8. THE MYSTIFICATION OF PARLIAMENT AND ELECTIONS
As the capitalist system entered its decadent phase, parliament ceased to be an instrument for reforms. As the Communist International said at its Second Congress: "The centre of gravity of political life has now been completely and finally removed beyond the confines of parliament". The only role parliament could play from then on, the only thing that keeps it alive, is its role as an instrument of mystification. Thus ended any possibility for the proletariat to use parliament in any way. The class cannot gain impossible reforms from an organ which has lost any real political function. At a time when its basic task is to destroy all institutions of the bourgeois state and thus parliament; when it must set up its own dictatorship on the ruins of universal suffrage and other vestiges of bourgeois society, participation in parliamentary and electoral institutions can only lead to these moribund bodies being given a semblance of life no matter what the intentions of those who advocate this kind of activity.
Participation in elections and parliament no longer has any of the advantages it had last century. On the contrary, it is full of dangers, especially that of keeping alive illusions about the possibility of a ‘peaceful’ or ‘gradual’ transition to socialism through the conquest of a parliamentary majority by the so-called ‘workers’ parties’.

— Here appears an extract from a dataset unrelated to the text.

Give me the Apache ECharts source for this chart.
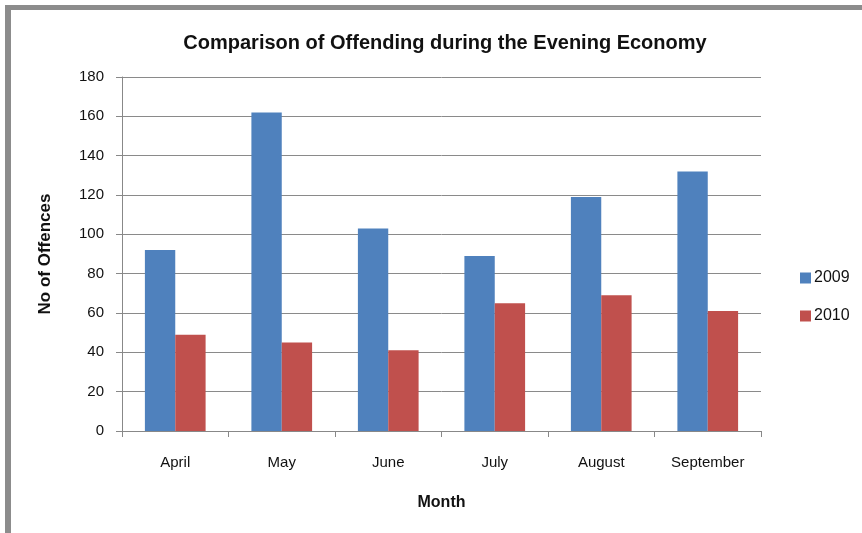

The strategy of ‘destroying parliament from within’ through the use of ‘revolutionary’ delegates has been decisively proved to have no other result than the corruption of the political organisations who undertake such activities and their absorption into capitalism.
Finally, to the extent that such activity is essentially the concern of specialists, an arena for the games of political parties rather than for the self-activity of the masses; the use of elections and parliament as instruments for agitation and propaganda tends to preserve the political premises of bourgeois society and encourage passivity in the working class. If such a disadvantage was acceptable when the revolution was not an immediate possibility, it has become a decisive obstacle in a period when the only task on the historical agenda for the proletariat is precisely the overthrow of the old social order and the creation of a communist society, which demands the active and conscious participation of the whole class.
If at the beginning the tactics of ‘revolutionary parliamentarism’ were primarily an expression of the weight of the past within the class and its organisations, the disastrous results of such tactics show that they are profoundly bourgeois.